À Sherbrooke : « Pour les logements additionnels, allez dans les avenues ! »

2023/09/06 | Par Paul Lavoie

L’auteur habite Sherbrooke
 
Sherbrooke est en voie d’autoriser le logement additionnel : il s’agit d’un logement supplémentaire de petite taille, réalisé à même la construction ou le terrain d’une maison unifamiliale existante. Sherbrooke n’innove pas en la matière. Au Québec, quelques autres villes donnent déjà cette autorisation. Ailleurs au Canada, ce sont plutôt des centaines de villes qui l’autorisent selon la Société canadienne d’hypothèque et de logement (SCHL), qui en dénombrait 292 en 2014.

Même dans le reste du Canada où il est plus fréquent, le phénomène reste relativement marginal. On retrouve ce type de logement surtout dans les très grandes villes, là où le coût de l’habitation est démesuré : à Vancouver, il en existerait quelques dizaines de milliers. En Ontario, c’est à Toronto où ils sont les plus nombreux : 15 % des propriétés avec une entrée privée possèdent un tel logement, construit dans la moitié des cas au sous-sol. Ailleurs qu’à Toronto, le phénomène est peu important et touche à peine une propriété sur 20.

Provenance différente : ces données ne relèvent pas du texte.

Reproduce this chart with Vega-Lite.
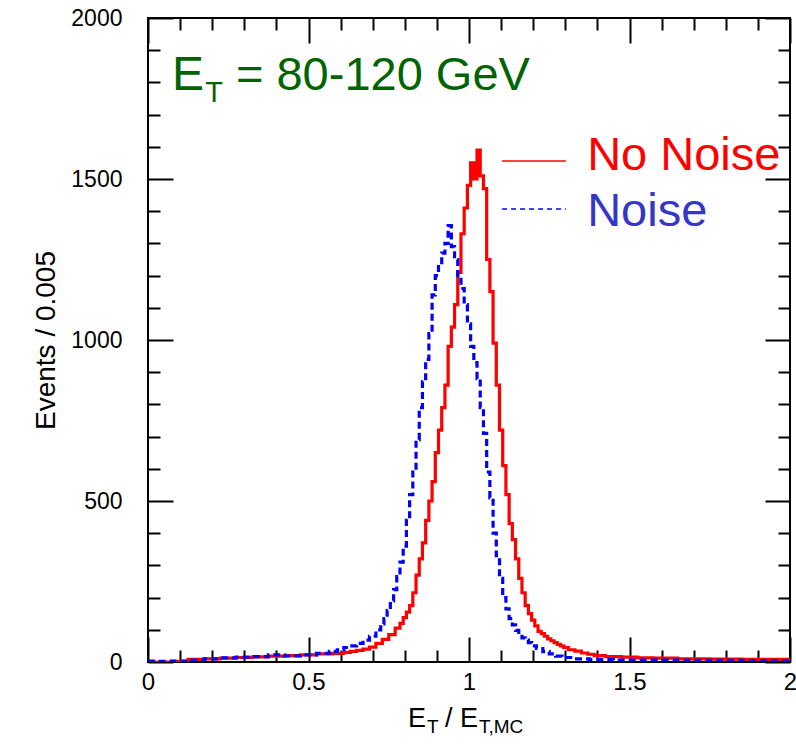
{
  "$schema": "https://vega.github.io/schema/vega-lite/v6.json",
  "width": 642,
  "height": 644,
  "autosize": {"type": "none"},
  "padding": {"left": 148, "top": 18, "right": 6, "bottom": 84},
  "background": "white",
  "config": {"view": {"stroke": "black", "strokeWidth": 2}, "font": "Liberation Sans"},
  "datasets": {
    "nonoise": [
      {"x":0,"n":0},{"x":0.05,"n":0},{"x":0.1,"n":2},{"x":0.15,"n":8},{"x":0.2,"n":10},{"x":0.25,"n":12},{"x":0.3,"n":14},{"x":0.35,"n":16},{"x":0.4,"n":18},{"x":0.45,"n":20},{"x":0.5,"n":22},{"x":0.55,"n":25},{"x":0.6,"n":27},{"x":0.62,"n":30},{"x":0.64,"n":33},{"x":0.66,"n":36},{"x":0.68,"n":40},{"x":0.7,"n":46},{"x":0.72,"n":58},{"x":0.74,"n":70},{"x":0.76,"n":85},{"x":0.78,"n":105},{"x":0.79,"n":120},{"x":0.8,"n":138},{"x":0.81,"n":155},{"x":0.82,"n":175},{"x":0.83,"n":215},{"x":0.84,"n":270},{"x":0.85,"n":320},{"x":0.86,"n":370},{"x":0.87,"n":440},{"x":0.88,"n":500},{"x":0.89,"n":560},{"x":0.9,"n":650},{"x":0.91,"n":720},{"x":0.92,"n":790},{"x":0.93,"n":860},{"x":0.94,"n":980},{"x":0.95,"n":1040},{"x":0.96,"n":1110},{"x":0.97,"n":1210},{"x":0.98,"n":1330},{"x":0.99,"n":1410},{"x":1.0,"n":1480},{"x":1.01,"n":1550},{"x":1.02,"n":1500},{"x":1.03,"n":1590},{"x":1.04,"n":1510},{"x":1.05,"n":1470},{"x":1.06,"n":1250},{"x":1.07,"n":1150},{"x":1.08,"n":990},{"x":1.09,"n":860},{"x":1.1,"n":720},{"x":1.11,"n":610},{"x":1.12,"n":520},{"x":1.13,"n":430},{"x":1.14,"n":380},{"x":1.15,"n":320},{"x":1.16,"n":260},{"x":1.17,"n":215},{"x":1.18,"n":175},{"x":1.19,"n":150},{"x":1.2,"n":130},{"x":1.21,"n":112},{"x":1.22,"n":95},{"x":1.23,"n":88},{"x":1.24,"n":80},{"x":1.25,"n":72},{"x":1.26,"n":66},{"x":1.27,"n":60},{"x":1.28,"n":55},{"x":1.29,"n":50},{"x":1.3,"n":45},{"x":1.32,"n":38},{"x":1.34,"n":34},{"x":1.36,"n":28},{"x":1.38,"n":24},{"x":1.4,"n":20},{"x":1.45,"n":17},{"x":1.5,"n":15},{"x":1.55,"n":13},{"x":1.6,"n":12},{"x":1.7,"n":10},{"x":1.8,"n":9},{"x":1.9,"n":8},{"x":2.0,"n":8}
    ],
    "noise": [
      {"x":0,"n":3},{"x":0.05,"n":2},{"x":0.1,"n":3},{"x":0.15,"n":6},{"x":0.2,"n":10},{"x":0.25,"n":13},{"x":0.3,"n":15},{"x":0.35,"n":17},{"x":0.4,"n":22},{"x":0.45,"n":19},{"x":0.5,"n":22},{"x":0.55,"n":27},{"x":0.58,"n":33},{"x":0.6,"n":38},{"x":0.62,"n":45},{"x":0.64,"n":50},{"x":0.66,"n":58},{"x":0.68,"n":68},{"x":0.7,"n":80},{"x":0.72,"n":100},{"x":0.73,"n":118},{"x":0.74,"n":135},{"x":0.75,"n":160},{"x":0.76,"n":190},{"x":0.77,"n":225},{"x":0.78,"n":265},{"x":0.79,"n":310},{"x":0.8,"n":360},{"x":0.81,"n":440},{"x":0.82,"n":520},{"x":0.83,"n":590},{"x":0.84,"n":690},{"x":0.85,"n":790},{"x":0.86,"n":870},{"x":0.87,"n":940},{"x":0.88,"n":1020},{"x":0.89,"n":1140},{"x":0.9,"n":1200},{"x":0.91,"n":1240},{"x":0.92,"n":1270},{"x":0.93,"n":1300},{"x":0.94,"n":1355},{"x":0.95,"n":1290},{"x":0.96,"n":1250},{"x":0.97,"n":1200},{"x":0.98,"n":1160},{"x":0.99,"n":1110},{"x":1.0,"n":1050},{"x":1.01,"n":980},{"x":1.02,"n":930},{"x":1.03,"n":880},{"x":1.04,"n":790},{"x":1.05,"n":710},{"x":1.06,"n":590},{"x":1.07,"n":510},{"x":1.08,"n":400},{"x":1.09,"n":330},{"x":1.1,"n":260},{"x":1.11,"n":200},{"x":1.12,"n":165},{"x":1.13,"n":135},{"x":1.14,"n":115},{"x":1.15,"n":98},{"x":1.16,"n":85},{"x":1.17,"n":75},{"x":1.18,"n":68},{"x":1.19,"n":60},{"x":1.2,"n":50},{"x":1.22,"n":42},{"x":1.24,"n":32},{"x":1.26,"n":25},{"x":1.28,"n":18},{"x":1.3,"n":14},{"x":1.35,"n":10},{"x":1.4,"n":8},{"x":1.5,"n":6},{"x":1.6,"n":6},{"x":1.7,"n":5},{"x":1.8,"n":5},{"x":1.9,"n":4},{"x":2.0,"n":4}
    ]
  },
  "layer": [
    {
      "data": {"name": "nonoise"},
      "mark": {"type": "line", "interpolate": "step", "color": "#ff0000", "strokeWidth": 3.2, "clip": true},
      "encoding": {
        "x": {"field": "x", "type": "quantitative", "scale": {"domain": [0, 2], "nice": false, "zero": false},
          "axis": {"orient": "bottom", "values": [0,0.1,0.2,0.3,0.4,0.5,0.6,0.7,0.8,0.9,1,1.1,1.2,1.3,1.4,1.5,1.6,1.7,1.8,1.9,2],
            "domain": false, "grid": false, "tickColor": "black", "tickWidth": 2,
            "tickSize": {"condition": {"test": "abs(datum.value*2-round(datum.value*2))<0.001", "value": -25}, "value": -12},
            "labelExpr": "abs(datum.value*2-round(datum.value*2))<0.001 ? format(datum.value,'~g') : ''",
            "labelFontSize": 24, "labelColor": "black", "labelFont": "Liberation Sans", "labelPadding": 33,
            "labelFlush": false, "labelOverlap": false, "title": null}},
        "y": {"field": "n", "type": "quantitative", "scale": {"domain": [0, 2000], "nice": false, "zero": false},
          "axis": {"orient": "left", "values": [0,100,200,300,400,500,600,700,800,900,1000,1100,1200,1300,1400,1500,1600,1700,1800,1900,2000],
            "domain": false, "grid": false, "tickColor": "black", "tickWidth": 2,
            "tickSize": {"condition": {"test": "datum.value % 500 == 0", "value": -25}, "value": -12},
            "labelExpr": "datum.value % 500 == 0 ? format(datum.value,'d') : ''",
            "labelFontSize": 23, "labelColor": "black", "labelFont": "Liberation Sans", "labelPadding": 51,
            "labelFlush": false, "labelOverlap": false,
            "title": "Events / 0.005", "titleFontSize": 28, "titleFontWeight": "normal", "titleFont": "Liberation Sans", "titleColor": "black", "titlePadding": 10}}
      }
    },
    {
      "data": {"name": "noise"},
      "mark": {"type": "line", "interpolate": "step", "color": "#0000ff", "strokeWidth": 3.2, "strokeDash": [7, 4], "clip": true},
      "encoding": {
        "x": {"field": "x", "type": "quantitative", "scale": {"domain": [0, 2], "nice": false, "zero": false},
          "axis": {"orient": "top", "values": [0,0.1,0.2,0.3,0.4,0.5,0.6,0.7,0.8,0.9,1,1.1,1.2,1.3,1.4,1.5,1.6,1.7,1.8,1.9,2],
            "domain": false, "grid": false, "tickColor": "black", "tickWidth": 2,
            "tickSize": {"condition": {"test": "abs(datum.value*2-round(datum.value*2))<0.001", "value": -25}, "value": -12},
            "labels": false, "title": null}},
        "y": {"field": "n", "type": "quantitative", "scale": {"domain": [0, 2000], "nice": false, "zero": false},
          "axis": {"orient": "right", "values": [0,100,200,300,400,500,600,700,800,900,1000,1100,1200,1300,1400,1500,1600,1700,1800,1900,2000],
            "domain": false, "grid": false, "tickColor": "black", "tickWidth": 2,
            "tickSize": {"condition": {"test": "datum.value % 500 == 0", "value": -25}, "value": -12},
            "labels": false, "title": null}}
      }
    },
    {
      "data": {"values": [{"x": 0.075, "y": 1776, "t": "E"}]},
      "mark": {"type": "text", "align": "left", "baseline": "alphabetic", "fontSize": 48, "color": "#006400", "font": "Liberation Sans"},
      "encoding": {"x": {"field": "x", "type": "quantitative", "axis": null}, "y": {"field": "y", "type": "quantitative", "axis": null}, "text": {"field": "t"}}
    },
    {
      "data": {"values": [{"x": 0.178, "y": 1739, "t": "T"}]},
      "mark": {"type": "text", "align": "left", "baseline": "alphabetic", "fontSize": 29, "color": "#006400", "font": "Liberation Sans"},
      "encoding": {"x": {"field": "x", "type": "quantitative", "axis": null}, "y": {"field": "y", "type": "quantitative", "axis": null}, "text": {"field": "t"}}
    },
    {
      "data": {"values": [{"x": 0.274, "y": 1776, "t": "= 80-120 GeV"}]},
      "mark": {"type": "text", "align": "left", "baseline": "alphabetic", "fontSize": 47, "color": "#006400", "font": "Liberation Sans"},
      "encoding": {"x": {"field": "x", "type": "quantitative", "axis": null}, "y": {"field": "y", "type": "quantitative", "axis": null}, "text": {"field": "t"}}
    },
    {
      "data": {"values": [{"x": 1.103, "x2": 1.302, "y": 1556}]},
      "mark": {"type": "rule", "color": "#ff0000", "strokeWidth": 1.5},
      "encoding": {"x": {"field": "x", "type": "quantitative", "axis": null}, "x2": {"field": "x2"}, "y": {"field": "y", "type": "quantitative", "axis": null}}
    },
    {
      "data": {"values": [{"x": 1.103, "x2": 1.302, "y": 1407}]},
      "mark": {"type": "rule", "color": "#0000ff", "strokeWidth": 1.5, "strokeDash": [5, 4]},
      "encoding": {"x": {"field": "x", "type": "quantitative", "axis": null}, "x2": {"field": "x2"}, "y": {"field": "y", "type": "quantitative", "axis": null}}
    },
    {
      "data": {"values": [{"x": 1.368, "y": 1528, "t": "No Noise"}]},
      "mark": {"type": "text", "align": "left", "baseline": "alphabetic", "fontSize": 47, "color": "#ff0000", "font": "Liberation Sans"},
      "encoding": {"x": {"field": "x", "type": "quantitative", "axis": null}, "y": {"field": "y", "type": "quantitative", "axis": null}, "text": {"field": "t"}}
    },
    {
      "data": {"values": [{"x": 1.368, "y": 1354, "t": "Noise"}]},
      "mark": {"type": "text", "align": "left", "baseline": "alphabetic", "fontSize": 47, "color": "#3535c8", "font": "Liberation Sans"},
      "encoding": {"x": {"field": "x", "type": "quantitative", "axis": null}, "y": {"field": "y", "type": "quantitative", "axis": null}, "text": {"field": "t"}}
    },
    {
      "data": {"values": [{"x": 0.81, "y": -202, "t": "E"}, {"x": 0.925, "y": -202, "t": "/ E"}]},
      "mark": {"type": "text", "align": "left", "baseline": "alphabetic", "fontSize": 27, "color": "black", "font": "Liberation Sans"},
      "encoding": {"x": {"field": "x", "type": "quantitative", "axis": null}, "y": {"field": "y", "type": "quantitative", "axis": null}, "text": {"field": "t"}}
    },
    {
      "data": {"values": [{"x": 0.869, "y": -222, "t": "T"}, {"x": 1.031, "y": -222, "t": "T,MC"}]},
      "mark": {"type": "text", "align": "left", "baseline": "alphabetic", "fontSize": 19, "color": "black", "font": "Liberation Sans"},
      "encoding": {"x": {"field": "x", "type": "quantitative", "axis": null}, "y": {"field": "y", "type": "quantitative", "axis": null}, "text": {"field": "t"}}
    }
  ],
  "resolve": {"axis": {"x": "independent", "y": "independent"}}
}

Il est intéressant de lire la documentation de la SCHL sur le phénomène. Elle est consciente qu’aménager un tel logement n’est pas une décision facile à prendre ni courante, impliquant une certaine forme de générosité et des tracas par rapport au confort de la vie individuelle. La SCHL explique néanmoins, à partir d’études de cas et de statistiques, pourquoi on doit l’encourager : il réduit l’étalement urbain, il permet de rester chez soi plus longtemps, il donne des moyens aux familles de s’occuper de leurs aînés ou de leurs enfants, les villes disposent de revenus supplémentaires sans créer des infrastructures nouvelles, des propriétaires réduisent le coût de financement de leur propriété, le parc de logements disponibles augmente, on crée de l’emploi dans la construction, on augmente la valeur des propriétés possédant un tel ajout…

Lorsque le projet est discuté le 4 avril dernier par le Conseil municipal de Sherbrooke, il est adopté à l’unanimité. Il aurait en effet été difficile de s’opposer à une mesure aussi banale, accompagnée d’une réglementation appropriée et pouvant faire l’affaire de quelques concitoyens. Une rencontre d’information sur le sujet, tenue le soir du 28 août, permet toutefois de réaliser que la conseillère d’un district de la ville n’avait rien compris le 4 avril et avait entre-temps changé son fusil d’épaule : elle était maintenant farouchement opposée au projet, partant en croisade contre sa mise en vigueur.

Avant la réunion de lundi, cette conseillère avait distribué dans son quartier une feuille présentant le projet comme une menace apocalyptique. À la lire, on comprenait que tout le monde dans sa rue allait rajouter un logement ou une deuxième maison sur son terrain. « Dorénavant, les propriétaires de maisons unifamiliales pourront ajouter un logement à leur maison ou encore construire une deuxième maison sur leur terrain. Ainsi, les quartiers de maisons unifamiliales ne comptant qu’une seule maison par terrain n’existeront plus en termes de zonage dans le périmètre urbain de la ville de Sherbrooke. Sur la plupart des terrains, une deuxième unité (logement) pourra être construite, faisant passer le secteur d’une zone de maisons unifamiliales à une zone de deux logements, qui s’apparentera à la dynamique des secteurs de duplex. »

Lundi soir, les opposants au projet étaient là pour la soutenir. Ils étaient faciles à identifier : lorsqu’ils prenaient la parole, on les sentait proches de l’apoplexie. Il faut dire qu’à les écouter, on pouvait aussi prendre peur devant la menace que présentaient ces hordes de citoyens barbares. On comprenait qu’ils parlaient de ces immigrants et de ces étudiants qui allaient déferler sur leur quartier si calme et s’installer dans le logement que le voisin ne manquerait pas de construire pour eux. Une autre conseillère, renversée par un tel défoulement, a bien dénoncé leur « manque de respect » et leur « intolérance », mais l’a-t-on écoutée ?

Certes, la conseillère nouvellement opposante au projet a marqué quelques points. L’assistance a bien compris le fond de sa pensée lorsqu’elle s’est mise à dire que ceux voulant ces logements n’avaient qu’à les faire ailleurs que dans son quartier. Ailleurs, comme « dans les avenues », a-t-elle précisé. Tout le monde avait compris son message : à Sherbrooke, les « avenues », ce sont là où habitent les moins que rien, ceux qui ne sont même pas capables de s’offrir une maison individuelle.